Historians expected that among the 68,000 documents scheduled for release in 2001 would be further evidence of Reagan administration support for and coordination of terrorist attacks aimed at destabilizing the economy and democratically elected popular government of Nicaragua, not to mention support for death squads in El Salvador, Columbia and Honduras (Battalion 316), and genocide in Guatemala.

Juicier still, given the current situation in Iraq, would be additional data about Reagan/Bush support for Saddam Hussein’s government at a time when it was gassing its own citizens (allegedly with US supplied materials), and support for the mullahs in Iran, who, it turns out, the Reagan administration covertly supplied with arms (remember Ollie North?), allegedly in exchange for the continued imprisonment of the American embassy staff in the run-up to the 1980 presidential election. The incident left US President Jimmy Carter appearing impotent, leading to the Reagan/Bush victory, which was immediately followed by the release of the hostages and US arms shipments to Iran’s criminal regime. Throw in a draconian domestic agenda and we would have been looking at an interesting read.

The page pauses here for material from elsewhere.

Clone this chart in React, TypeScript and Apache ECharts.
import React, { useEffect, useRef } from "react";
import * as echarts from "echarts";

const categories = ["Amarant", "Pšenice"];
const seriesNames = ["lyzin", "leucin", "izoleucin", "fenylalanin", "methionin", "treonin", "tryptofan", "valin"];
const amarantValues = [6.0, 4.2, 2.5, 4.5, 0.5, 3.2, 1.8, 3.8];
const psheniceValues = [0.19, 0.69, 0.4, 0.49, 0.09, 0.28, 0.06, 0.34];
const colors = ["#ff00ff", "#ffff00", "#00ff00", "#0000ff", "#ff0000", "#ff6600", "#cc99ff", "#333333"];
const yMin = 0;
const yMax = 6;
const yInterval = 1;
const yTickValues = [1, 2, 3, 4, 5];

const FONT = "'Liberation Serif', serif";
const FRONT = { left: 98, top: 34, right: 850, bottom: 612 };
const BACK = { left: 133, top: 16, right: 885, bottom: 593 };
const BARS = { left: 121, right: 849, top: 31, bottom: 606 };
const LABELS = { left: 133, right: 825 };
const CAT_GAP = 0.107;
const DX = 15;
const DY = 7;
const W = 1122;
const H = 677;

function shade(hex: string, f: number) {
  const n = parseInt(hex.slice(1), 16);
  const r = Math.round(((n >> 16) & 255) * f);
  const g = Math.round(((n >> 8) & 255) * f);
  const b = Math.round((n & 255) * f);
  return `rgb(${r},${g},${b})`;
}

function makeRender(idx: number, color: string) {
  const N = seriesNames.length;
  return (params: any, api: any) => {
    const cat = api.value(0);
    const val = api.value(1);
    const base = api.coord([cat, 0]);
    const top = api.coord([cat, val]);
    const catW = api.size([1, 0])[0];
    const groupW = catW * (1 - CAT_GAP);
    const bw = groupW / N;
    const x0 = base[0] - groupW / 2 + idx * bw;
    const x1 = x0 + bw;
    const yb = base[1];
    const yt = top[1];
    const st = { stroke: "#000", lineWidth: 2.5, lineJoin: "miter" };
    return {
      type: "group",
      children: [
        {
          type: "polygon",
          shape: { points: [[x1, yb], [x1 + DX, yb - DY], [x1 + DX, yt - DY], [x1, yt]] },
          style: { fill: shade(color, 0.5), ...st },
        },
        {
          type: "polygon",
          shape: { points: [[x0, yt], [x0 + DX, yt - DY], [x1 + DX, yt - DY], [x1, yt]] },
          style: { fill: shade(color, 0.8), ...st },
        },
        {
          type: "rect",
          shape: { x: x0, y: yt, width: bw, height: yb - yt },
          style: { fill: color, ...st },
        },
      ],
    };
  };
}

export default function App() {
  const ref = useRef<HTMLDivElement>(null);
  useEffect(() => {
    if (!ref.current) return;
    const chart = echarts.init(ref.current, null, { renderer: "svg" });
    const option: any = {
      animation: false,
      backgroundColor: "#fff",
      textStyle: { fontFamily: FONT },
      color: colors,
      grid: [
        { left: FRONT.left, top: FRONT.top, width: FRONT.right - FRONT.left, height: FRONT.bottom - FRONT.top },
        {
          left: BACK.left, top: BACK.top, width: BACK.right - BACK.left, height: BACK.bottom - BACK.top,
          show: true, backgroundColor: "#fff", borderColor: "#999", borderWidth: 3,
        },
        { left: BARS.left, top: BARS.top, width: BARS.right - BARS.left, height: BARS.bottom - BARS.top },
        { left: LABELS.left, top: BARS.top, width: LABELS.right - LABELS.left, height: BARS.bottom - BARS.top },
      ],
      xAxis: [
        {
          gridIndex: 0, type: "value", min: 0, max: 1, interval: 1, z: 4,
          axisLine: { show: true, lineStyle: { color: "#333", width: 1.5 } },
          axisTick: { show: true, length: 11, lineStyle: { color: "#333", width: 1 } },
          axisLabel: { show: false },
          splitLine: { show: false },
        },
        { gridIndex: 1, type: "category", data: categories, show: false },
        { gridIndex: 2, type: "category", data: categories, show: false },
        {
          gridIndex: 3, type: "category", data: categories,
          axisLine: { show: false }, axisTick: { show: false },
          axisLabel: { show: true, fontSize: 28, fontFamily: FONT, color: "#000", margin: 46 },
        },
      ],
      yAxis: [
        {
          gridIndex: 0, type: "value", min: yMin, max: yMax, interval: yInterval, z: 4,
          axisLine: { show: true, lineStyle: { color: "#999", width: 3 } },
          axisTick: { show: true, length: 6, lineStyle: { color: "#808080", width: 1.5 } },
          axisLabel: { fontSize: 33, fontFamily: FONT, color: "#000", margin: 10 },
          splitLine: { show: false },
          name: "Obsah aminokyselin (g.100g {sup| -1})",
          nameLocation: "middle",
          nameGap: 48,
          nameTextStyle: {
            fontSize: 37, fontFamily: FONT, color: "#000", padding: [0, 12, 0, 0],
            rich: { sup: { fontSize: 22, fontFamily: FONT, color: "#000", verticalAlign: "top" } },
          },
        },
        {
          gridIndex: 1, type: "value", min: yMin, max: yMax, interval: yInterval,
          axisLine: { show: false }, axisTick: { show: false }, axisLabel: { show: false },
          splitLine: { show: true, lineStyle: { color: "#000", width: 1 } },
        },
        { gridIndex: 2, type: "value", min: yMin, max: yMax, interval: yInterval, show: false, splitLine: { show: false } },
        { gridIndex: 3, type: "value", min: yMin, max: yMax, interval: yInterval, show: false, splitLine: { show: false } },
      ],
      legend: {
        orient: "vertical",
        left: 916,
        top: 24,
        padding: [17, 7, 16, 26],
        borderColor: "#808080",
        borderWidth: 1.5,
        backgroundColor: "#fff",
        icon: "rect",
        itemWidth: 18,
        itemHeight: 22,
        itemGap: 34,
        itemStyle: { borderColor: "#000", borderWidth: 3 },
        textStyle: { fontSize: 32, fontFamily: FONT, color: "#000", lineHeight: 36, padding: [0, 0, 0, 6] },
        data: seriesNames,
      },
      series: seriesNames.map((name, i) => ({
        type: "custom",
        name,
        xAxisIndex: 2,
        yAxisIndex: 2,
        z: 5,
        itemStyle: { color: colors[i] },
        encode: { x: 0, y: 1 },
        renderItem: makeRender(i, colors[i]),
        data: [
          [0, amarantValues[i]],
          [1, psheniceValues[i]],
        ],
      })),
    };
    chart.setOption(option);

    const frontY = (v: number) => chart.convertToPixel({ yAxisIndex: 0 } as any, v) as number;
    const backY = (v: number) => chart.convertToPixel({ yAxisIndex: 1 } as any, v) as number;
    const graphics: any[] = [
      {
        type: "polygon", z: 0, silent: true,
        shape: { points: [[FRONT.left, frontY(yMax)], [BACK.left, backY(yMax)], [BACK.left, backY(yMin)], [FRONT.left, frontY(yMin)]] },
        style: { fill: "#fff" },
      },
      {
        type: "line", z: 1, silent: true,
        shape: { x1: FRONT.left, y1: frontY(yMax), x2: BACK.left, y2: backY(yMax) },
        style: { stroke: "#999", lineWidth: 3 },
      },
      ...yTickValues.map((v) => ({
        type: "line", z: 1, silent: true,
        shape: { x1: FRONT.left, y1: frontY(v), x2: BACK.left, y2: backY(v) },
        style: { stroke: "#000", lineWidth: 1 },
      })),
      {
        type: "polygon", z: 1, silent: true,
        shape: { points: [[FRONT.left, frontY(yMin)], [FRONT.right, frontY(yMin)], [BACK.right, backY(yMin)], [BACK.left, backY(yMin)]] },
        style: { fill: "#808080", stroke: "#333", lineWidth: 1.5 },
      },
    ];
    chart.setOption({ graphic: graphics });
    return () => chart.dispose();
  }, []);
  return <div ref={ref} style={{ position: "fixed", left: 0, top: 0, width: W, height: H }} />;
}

George W. Bush spent most of 2001 using legal maneuvers to delay the release of records that would likely have incriminated key members of his administration as well as his father in crimes that took place two decades earlier. Once the nation moved into the post-9/11 era, the political opening emerged for W. to issue an unquestioned executive order (Exec. Order 13233) on November 1, 2001, quietly thwarting the release of the Reagan/Bush papers in the name of “national security.”

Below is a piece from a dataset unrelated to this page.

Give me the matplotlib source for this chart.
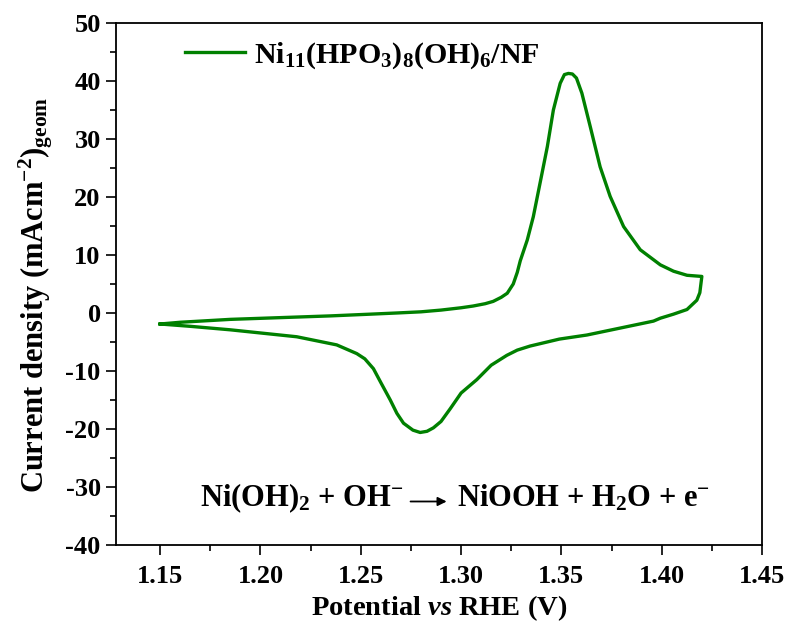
import numpy as np
import matplotlib
matplotlib.use("Agg")
import matplotlib.pyplot as plt
from matplotlib.ticker import MultipleLocator

plt.rcParams['font.family'] = ['Liberation Serif', 'DejaVu Serif']
plt.rcParams['font.weight'] = 'bold'
plt.rcParams['axes.unicode_minus'] = False
plt.rcParams['mathtext.fontset'] = 'custom'
plt.rcParams['mathtext.rm'] = 'Liberation Serif:bold'
plt.rcParams['mathtext.bf'] = 'Liberation Serif:bold'
plt.rcParams['mathtext.it'] = 'Liberation Serif:italic:bold'

# anodic sweep (1.15 -> 1.42 V)
v_anodic = [1.150, 1.160, 1.185, 1.210, 1.235, 1.255, 1.268, 1.280, 1.290, 1.300,
            1.306, 1.312, 1.316, 1.320, 1.323, 1.326, 1.328, 1.3295, 1.333, 1.336,
            1.340, 1.343, 1.346, 1.3494, 1.3515, 1.3535, 1.3555, 1.3575, 1.3602, 1.3644,
            1.3693, 1.3743, 1.381, 1.3893, 1.3993, 1.4059, 1.4126, 1.4200]
j_anodic = [-1.9, -1.6, -1.1, -0.8, -0.5, -0.2, 0.0, 0.2, 0.5, 0.9,
            1.2, 1.6, 2.0, 2.7, 3.4, 5.0, 7.0, 9.0, 12.6, 16.6,
            23.5, 28.7, 35.0, 39.6, 41.1, 41.3, 41.2, 40.5, 37.9, 32.1,
            25.2, 20.1, 14.9, 10.9, 8.3, 7.2, 6.5, 6.3]

# cathodic sweep (1.42 -> 1.15 V)
v_cathodic = [1.4200, 1.4190, 1.4175, 1.4126, 1.4059, 1.3993, 1.3959, 1.3793, 1.3627, 1.349,
              1.3344, 1.328, 1.3228, 1.315, 1.3078, 1.300, 1.2946, 1.2900, 1.2862, 1.2830,
              1.2796, 1.2760, 1.2713, 1.2680, 1.2647, 1.2600, 1.2563, 1.2520, 1.2480, 1.2380,
              1.2181, 1.1849, 1.1650, 1.1500]
j_cathodic = [6.3, 3.5, 2.2, 0.6, -0.2, -0.9, -1.4, -2.6, -3.8, -4.5,
              -5.7, -6.4, -7.3, -9.0, -11.5, -13.8, -16.5, -18.7, -19.8, -20.4,
              -20.6, -20.2, -19.0, -17.3, -15.0, -12.0, -9.6, -7.9, -7.0, -5.5,
              -4.1, -2.9, -2.3, -1.9]

x_ticks = [1.15, 1.20, 1.25, 1.30, 1.35, 1.40, 1.45]
y_ticks = [-40, -30, -20, -10, 0, 10, 20, 30, 40, 50]

fig = plt.figure(figsize=(7.86, 6.31), dpi=100)
ax = fig.add_axes([0.1476, 0.1363, 0.8219, 0.8273])

ax.plot(v_anodic + v_cathodic[1:], j_anodic + j_cathodic[1:], color='#008000', lw=2.4,
        label=r"Ni$_{11}$(HPO$_3$)$_8$(OH)$_6$/NF")

ax.set_xlim(1.128, 1.45)
ax.set_ylim(-40, 50)
ax.set_xticks(x_ticks)
ax.set_yticks(y_ticks)
ax.set_xticklabels(["%.2f" % t for t in x_ticks])
ax.xaxis.set_minor_locator(MultipleLocator(0.025))
ax.yaxis.set_minor_locator(MultipleLocator(5))
ax.tick_params(which='both', direction='out', width=1.2, labelsize=19, top=False, right=False)
ax.tick_params(which='major', length=7.5)
ax.tick_params(which='minor', length=4.5)
ax.tick_params(axis='x', pad=7)
for s in ax.spines.values():
    s.set_linewidth(1.3)

ax.set_xlabel(r"Potential $\mathit{vs}$ RHE (V)", fontsize=20.5, fontweight='bold', labelpad=4)
ax.set_ylabel(r"Current density (mAcm$^{-2}$)$_{\mathrm{geom}}$", fontsize=22, fontweight='bold')
ax.yaxis.set_label_coords(-0.095, 0.48)

ax.legend(loc='upper left', bbox_to_anchor=(0.065, 1.018), frameon=False, fontsize=21.5,
          handlelength=2.0, handletextpad=0.3)

# reaction equation: two text pieces joined by a small arrow
ax.text(1.1700, -33.4, r"Ni(OH)$_2$ + OH$^{-}$", fontsize=22, fontweight='bold', va='baseline')
ax.annotate('', xy=(1.2928, -32.5), xytext=(1.2748, -32.5),
            arrowprops=dict(arrowstyle='-|>', color='black', lw=1.3, mutation_scale=13,
                            shrinkA=0, shrinkB=0))
ax.text(1.2981, -33.4, r"NiOOH + H$_2$O + e$^{-}$", fontsize=22, fontweight='bold', va='baseline')

fig.savefig("out.png", dpi=100)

To restore America after the disastrous Bush presidency, Niman says that these and other truths must be revealed:

The first step is to recognize where we are. Then we have to look at what other nations in similar positions have done to recover. We have to abandon the notion that we are somehow better than any other nation that lost control of its sensibilities for a generation. And we need to examine the established paths these nations have moved as they struggled in recovery.

The first step is to restore the reign of truth—to return meaning to language and return credibility to government. This is done with a Truth and Reconciliation Commission. More than 30 countries have convened various forms of such commissions in places ranging from South Africa and Rwanda to East Timor. The idea is that first comes truth, even sometimes at the cost of immunity from prosecution. Only with truth reestablished can a nation have reconciliation, and with its history in order, move forward into the future.

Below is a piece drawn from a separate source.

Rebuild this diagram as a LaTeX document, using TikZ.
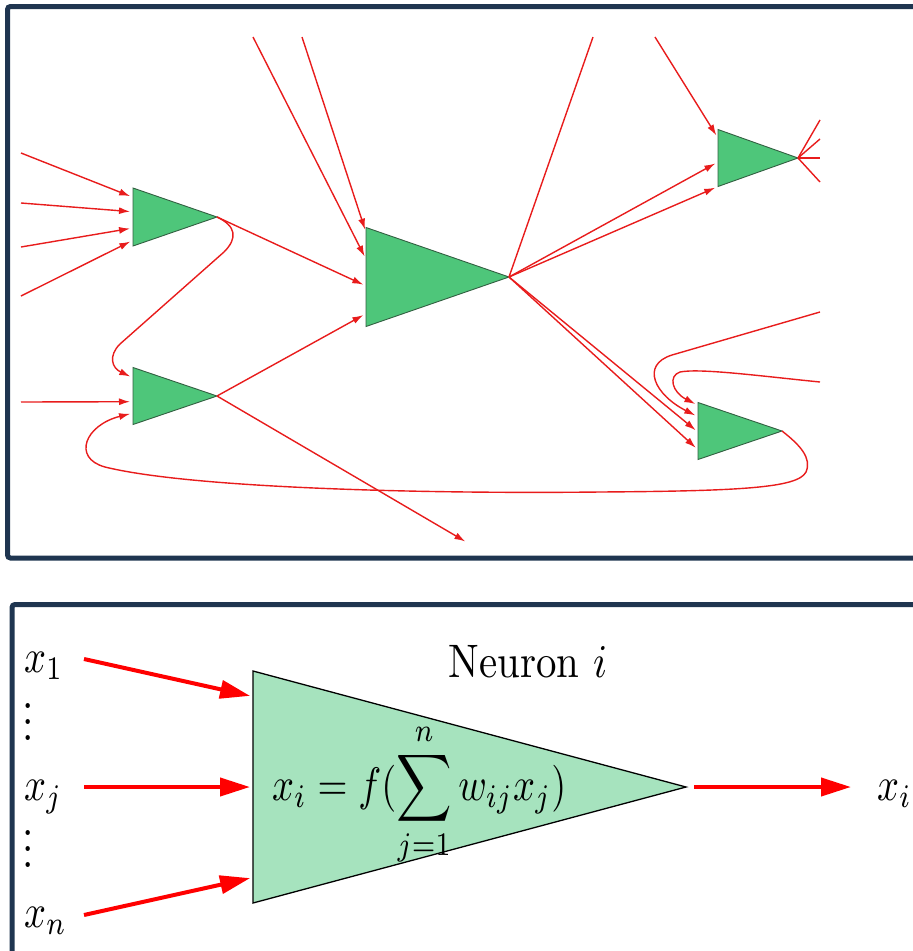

In the case of the Bush administration, there will be many questions to be answered. These will probably need to start with well documented electoral irregularities and widespread conspiracies to suppress voting in both the 2000 and 2004 elections, the latter of which has already resulted in criminal prosecutions in the election-deciding state of Ohio. If it turns out that one or both elections were corrupted, then we’ll have difficult questions to face regarding the legitimacy of enduring institutions such as the Supreme Court, which may have been affected by appointments put in place by an illegal government. Or maybe not. These are the kind of questions such a commission needs to sort out.

Chances that there will be a Truth and Reconciliation Commission, or anything like it, in the wake of the Bush era are slim, to say the least. For one thing, if polls that give him a 30 percent approval rating are accurate, almost a third of us remain in complete denial that Bush has done anything wrong.

However, assuming the next president is a Democrat, the least he or she can do is revoke Exec. Order 13233 and release the Reagan-Bush records so that at least those 20 year old truths can be told.